Step 3: Conduct interviews
Talk directly to potential users and learn about existing behavior.
Step 4: Create a lightweight offer
Build a landing page, prototype, or fake door test.
Step 5: Drive targeted traffic
Reach the exact audience you want to serve.
Step 6: Measure commitment
Track actions, not compliments.
Step 7: Iterate positioning
Refine messaging based on what resonates.
Step 8: Build the smallest usable version
Only after strong signals appear.
Final Thoughts
Startup validation is not about proving you are right. It is about reducing the chances of building something nobody truly needs.
The founders who validate effectively are usually the ones who learn the fastest. They test assumptions early, stay close to users, and treat feedback as data instead of personal judgment.
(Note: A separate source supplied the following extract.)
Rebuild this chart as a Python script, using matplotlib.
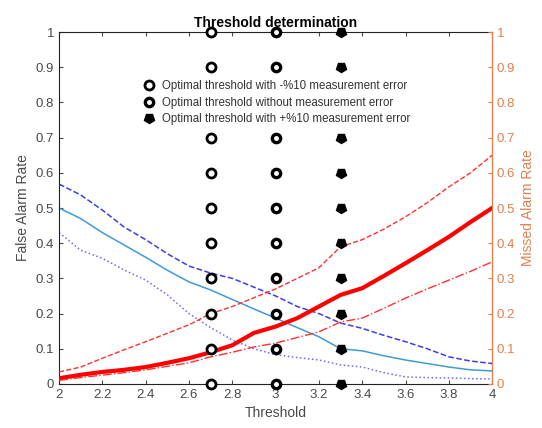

You do not need months of development to validate a startup idea. In many cases, a landing page, a handful of interviews, targeted outreach, and a fake door test can reveal more truth than an entire product roadmap.
What matters is not how impressive the product looks in the beginning. What matters is whether real people care enough to pay attention, engage, commit, and eventually pay.
A startup that validates early gains three major advantages:
Faster learning cycles
Lower development waste
Stronger product-market alignment
The opposite is also true. Founders who skip validation often spend months building features users never asked for, targeting audiences that do not feel the pain strongly enough, or solving problems that are interesting but not urgent.
Validation is ultimately about momentum. Every experiment should answer one critical question: are you getting closer to evidence of real demand, or are you only collecting optimism?
The faster you learn what people genuinely care about, the faster you can build something that matters.
And in early-stage startups, speed of learning is often a bigger advantage than speed of building.